My son was putting on his shoes before coming to the car this afternoon. He’d opened the door to the garage and left it open when he realized he didn’t have his shoes on and had to go back to get them. I yelled to him, “shut the door!” what with it approaching one hundred degrees.
When my son got into the car and we drove off I explained why I was always on the children coming in and out of our house to, “shut the door!” How right now the house was having a hard time holding temperature on the second floor and the amount of hot air that came in while the door was open added more work for the air conditioning units and costs more energy we were trying to be mindful of.

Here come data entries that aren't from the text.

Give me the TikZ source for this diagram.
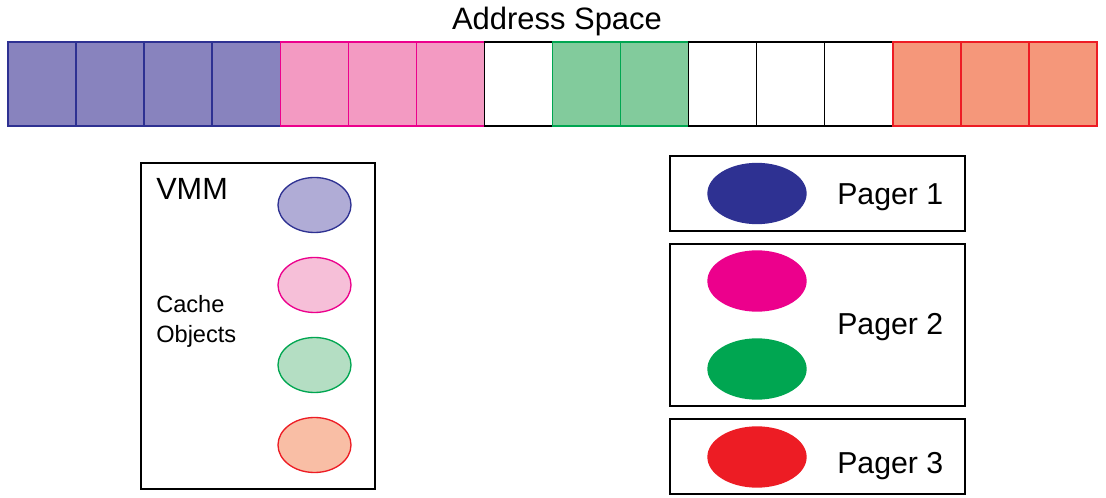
\documentclass[tikz,border=0pt]{standalone}
\usepackage{fontspec}
\setmainfont{Liberation Sans}
\usetikzlibrary{shapes.geometric}
\definecolor{cblue}{HTML}{2E3192}
\definecolor{cbluef}{HTML}{8883BE}
\definecolor{cbluel}{HTML}{B0ACD6}
\definecolor{cpink}{HTML}{EC008C}
\definecolor{cpinkf}{HTML}{F39AC2}
\definecolor{cpinkl}{HTML}{F6BFD8}
\definecolor{cgreen}{HTML}{00A651}
\definecolor{cgreenf}{HTML}{82CB9C}
\definecolor{cgreenl}{HTML}{B4DEC3}
\definecolor{cred}{HTML}{ED1C24}
\definecolor{credf}{HTML}{F5977A}
\definecolor{credl}{HTML}{F9BEA5}
\tikzset{
  px/.style={x=0.75pt,y=-0.75pt},
  cell/.style={draw, line width=1.1pt, minimum width=51.05pt, minimum height=63pt, inner sep=0pt, outer sep=0pt},
  box/.style={draw=black, line width=1.1pt, fill=white},
  obj/.style={ellipse, line width=1pt, minimum width=54.75pt, minimum height=41.25pt, inner sep=0pt},
  pobj/.style={ellipse, minimum width=74.5pt, minimum height=46pt, inner sep=0pt},
  lbl/.style={inner sep=0pt, anchor=west, font=\fontsize{22.7}{27}\selectfont},
}
\begin{document}
\begin{tikzpicture}[px]
\useasboundingbox (0,0) rectangle (1106,498);
% address space
\node[font=\fontsize{23.2}{27}\selectfont, inner sep=0pt] (title) at (557,22) {Address Space};
\foreach \i/\f/\d in {0/cbluef/cblue,1/cbluef/cblue,2/cbluef/cblue,3/cbluef/cblue,
  4/cpinkf/cpink,5/cpinkf/cpink,6/cpinkf/cpink,7/white/black,
  8/cgreenf/cgreen,9/cgreenf/cgreen,10/white/black,11/white/black,12/white/black,
  13/credf/cred,14/credf/cred,15/credf/cred}{
  \node[cell, fill=\f, draw=\d] (c\i) at ({8+68.06*(\i+0.5)},84) {};
}
% VMM box
\draw[box] (141,163) rectangle (375,489);
\node[inner sep=0pt, anchor=west, font=\fontsize{23}{27}\selectfont] (vmm) at (156,189) {VMM};
\node[inner sep=0pt, anchor=west, align=left, font=\fontsize{17.7}{22.5}\selectfont] (cache) at (156,321) {Cache\\Objects};
\node[obj, draw=cblue, fill=cbluel] (o1) at (314.5,205) {};
\node[obj, draw=cpink, fill=cpinkl] (o2) at (314.5,285) {};
\node[obj, draw=cgreen, fill=cgreenl] (o3) at (314.5,365) {};
\node[obj, draw=cred, fill=credl] (o4) at (314.5,445) {};
% pagers
\draw[box] (670,156) rectangle (965,231);
\draw[box] (670,244) rectangle (965,406);
\draw[box] (670,419) rectangle (965,494);
\node[pobj, fill=cblue] (p1) at (757,193.5) {};
\node[pobj, fill=cpink] (p2a) at (757,281) {};
\node[pobj, fill=cgreen] (p2b) at (757,369) {};
\node[pobj, fill=cred] (p3) at (757,457) {};
\node[lbl] (l1) at (837,197) {Pager 1};
\node[lbl] (l2) at (837,327) {Pager 2};
\node[lbl] (l3) at (837,466) {Pager 3};
\end{tikzpicture}
\end{document}
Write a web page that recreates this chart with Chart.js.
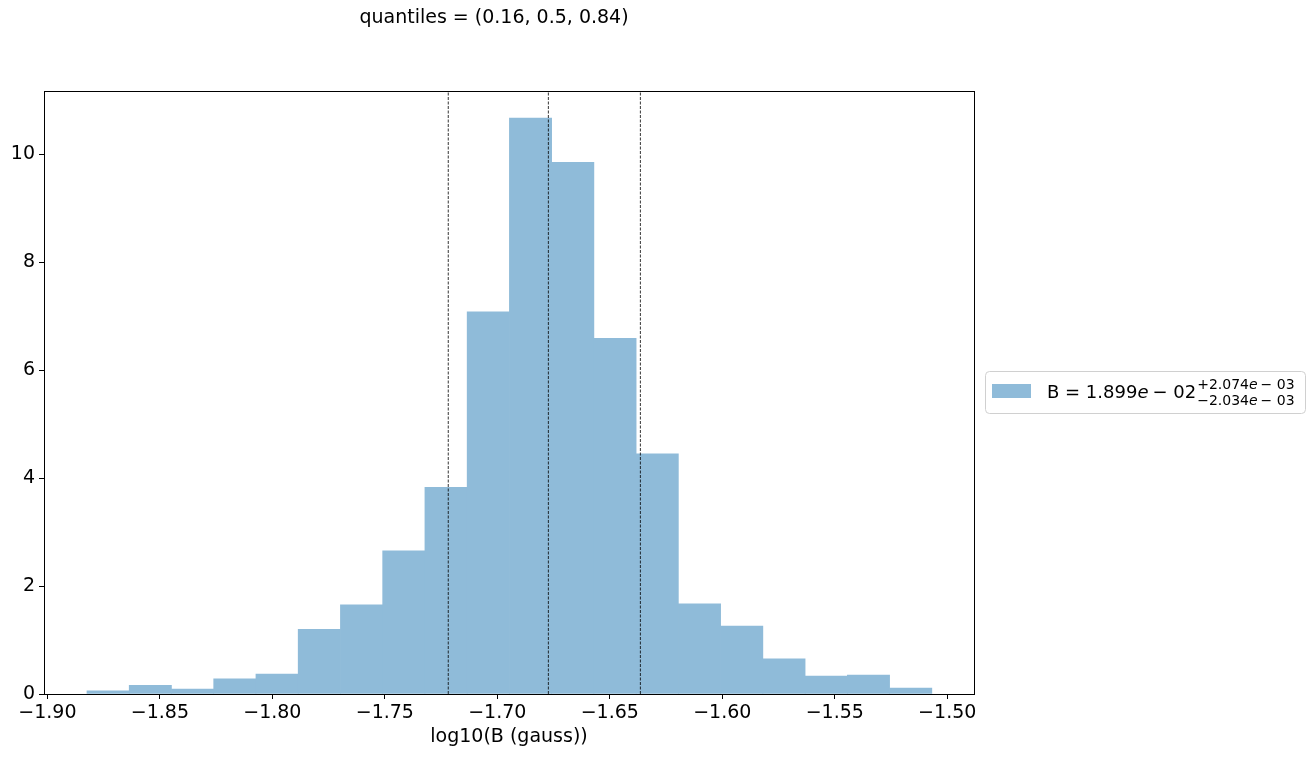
<!DOCTYPE html>
<html>
<head>
<meta charset="utf-8">
<script src="https://cdn.jsdelivr.net/npm/chart.js@4.4.1/dist/chart.umd.min.js"></script>
<style>
  html, body { margin: 0; padding: 0; background: #fff; }
  #wrap { width: 1315px; height: 757px; position: relative; }
</style>
</head>
<body>
<div id="wrap"><canvas id="chart"></canvas></div>
<script>
// histogram bins (log10 B), 20 bins
const binStart = -1.8824;
const binWidth = 0.018778;
const density = [0.06, 0.16, 0.09, 0.28, 0.37, 1.20, 1.65, 2.65, 3.83, 7.08,
                 10.67, 9.85, 6.59, 4.45, 1.67, 1.26, 0.65, 0.33, 0.35, 0.11];
const quantiles = [-1.7218, -1.6773, -1.6364];
const xTicks = [-1.90, -1.85, -1.80, -1.75, -1.70, -1.65, -1.60, -1.55, -1.50];
const yTicks = [0, 2, 4, 6, 8, 10];

const FONT = "'DejaVu Sans', sans-serif";
const BAR = "#8fbbd9";
const minus = s => s.replace("-", "\u2212");

const barData = density.map((v, i) => ({ x: binStart + binWidth * (i + 0.5), y: v }));

// dashed quantile markers, drawn on top of the bars
const qLines = quantiles.map(q => ({
  type: "line",
  order: 0,
  data: [{ x: q, y: 0 }, { x: q, y: 11.17 }],
  borderColor: "#000",
  borderWidth: 0.8,
  borderDash: [3, 1.5],
  pointRadius: 0,
  fill: false
}));

const frame = {
  id: "frame",
  afterDraw(chart) {
    const { ctx, chartArea: a } = chart;
    ctx.save();
    ctx.strokeStyle = "#000";
    ctx.lineWidth = 1;
    ctx.strokeRect(a.left + 0.5, a.top + 0.5, a.right - a.left, a.bottom - a.top);

    // title
    ctx.fillStyle = "#000";
    ctx.font = "19px " + FONT;
    ctx.textAlign = "center";
    ctx.textBaseline = "middle";
    ctx.fillText("quantiles = (0.16, 0.5, 0.84)", 494, 18);

    // legend
    ctx.strokeStyle = "#d0d0d0";
    ctx.lineWidth = 1;
    ctx.beginPath();
    ctx.roundRect(985.5, 371.5, 320, 42, 4);
    ctx.fillStyle = "rgba(255,255,255,0.8)";
    ctx.fill();
    ctx.stroke();
    ctx.fillStyle = BAR;
    ctx.fillRect(992, 384, 39, 14);
    ctx.fillStyle = "#000";
    ctx.textAlign = "left";
    ctx.textBaseline = "alphabetic";
    ctx.font = "18px " + FONT;
    ctx.fillText("B = 1.899", 1047, 398);
    let x = 1047 + ctx.measureText("B = 1.899").width;
    ctx.font = "italic 18px " + FONT;
    ctx.fillText("e", x, 398);
    x += ctx.measureText("e").width + 4;
    ctx.font = "18px " + FONT;
    ctx.fillText("\u2212 02", x, 398);
    x += ctx.measureText("\u2212 02").width + 1;
    ctx.font = "14px " + FONT;
    ctx.fillText("+2.074", x, 389);
    ctx.fillText("\u22122.034", x, 405);
    let x2 = x + ctx.measureText("+2.074").width;
    ctx.font = "italic 14px " + FONT;
    ctx.fillText("e", x2, 389);
    ctx.fillText("e", x2, 405);
    x2 += ctx.measureText("e").width + 3;
    ctx.font = "14px " + FONT;
    ctx.fillText("\u2212 03", x2, 389);
    ctx.fillText("\u2212 03", x2, 405);
    ctx.restore();
  }
};

new Chart(document.getElementById("chart").getContext("2d"), {
  type: "bar",
  data: {
    datasets: [{
      order: 1,
      data: barData,
      backgroundColor: BAR,
      borderWidth: 0,
      barPercentage: 1,
      categoryPercentage: 1,
      grouped: false
    }, ...qLines]
  },
  options: {
    responsive: true,
    maintainAspectRatio: false,
    animation: false,
    layout: { padding: { left: 0, top: 91, right: 1315 - 974, bottom: 9 } },
    plugins: { legend: { display: false }, tooltip: { enabled: false } },
    scales: {
      x: {
        type: "linear",
        offset: false,
        min: -1.9015,
        max: -1.4881,
        afterBuildTicks: s => { s.ticks = xTicks.map(v => ({ value: v })); },
        afterFit: s => { s.height = 54; },
        grid: { offset: false, drawOnChartArea: false, drawTicks: true, tickLength: 5, tickColor: "#000" },
        border: { display: false },
        ticks: {
          color: "#000",
          font: { size: 19, family: FONT },
          padding: 3,
          maxRotation: 0,
          autoSkip: false,
          callback: v => minus(v.toFixed(2))
        },
        title: {
          display: true,
          text: "log10(B (gauss))",
          color: "#000",
          font: { size: 19, family: FONT },
          padding: { top: 0, bottom: 0 }
        }
      },
      y: {
        min: 0,
        max: 11.17,
        afterBuildTicks: s => { s.ticks = yTicks.map(v => ({ value: v })); },
        afterFit: s => { s.width = 44; },
        grid: { drawOnChartArea: false, drawTicks: true, tickLength: 5, tickColor: "#000" },
        border: { display: false },
        ticks: {
          color: "#000",
          font: { size: 19, family: FONT },
          padding: 4,
          callback: v => String(v)
        }
      }
    }
  },
  plugins: [frame]
});
</script>
</body>
</html>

I said a lot more by way of explanation but in the end I said to him, “do you know what Gramps always said to me when I was young? I told him for all my childhood, Gramps would yell out to us, “shut the door!” when we came in or left the house and forgot. He didn’t like wasting energy either.
Tonight after a dinner with my parents who had been visiting from the mountains, my husband and mother were standing in the doorway and I said to them, “either go in or come out but shut the door, please!” My husband on one side of the door shut it to a crack and pretended to continue the conversation with my mother who was just outside. We all started laughing.
It was at that point that I told my father about the conversation I’d had with my son a few hours before on the same subject. My father said he didn’t remember yelling at me to shut the door and mused that it was interesting how sometimes you don’t remember doing something but the person who it was done to (me being yelled at, for example) remembers it far more vividly.
The Big Boy Update: My son is in Superhero Parkour camp this week. When I picked him up I was informed by Zak, the instructor, that my son wasn’t answering to his name anymore, that if I was going to have to call him ‘Black Panther’.
The Tiny Girl Chronicles: As my parents were leaving after dinner tonight to head back to the mountains, my mother told my daughter, “next time I’m going to hide you in my car and take you with me.” My daughter asked with a sense of wonder, “really?” My mother admitted, “no, you parents wouldn’t let me” to which my daughter quietly said, “well, you could ask?”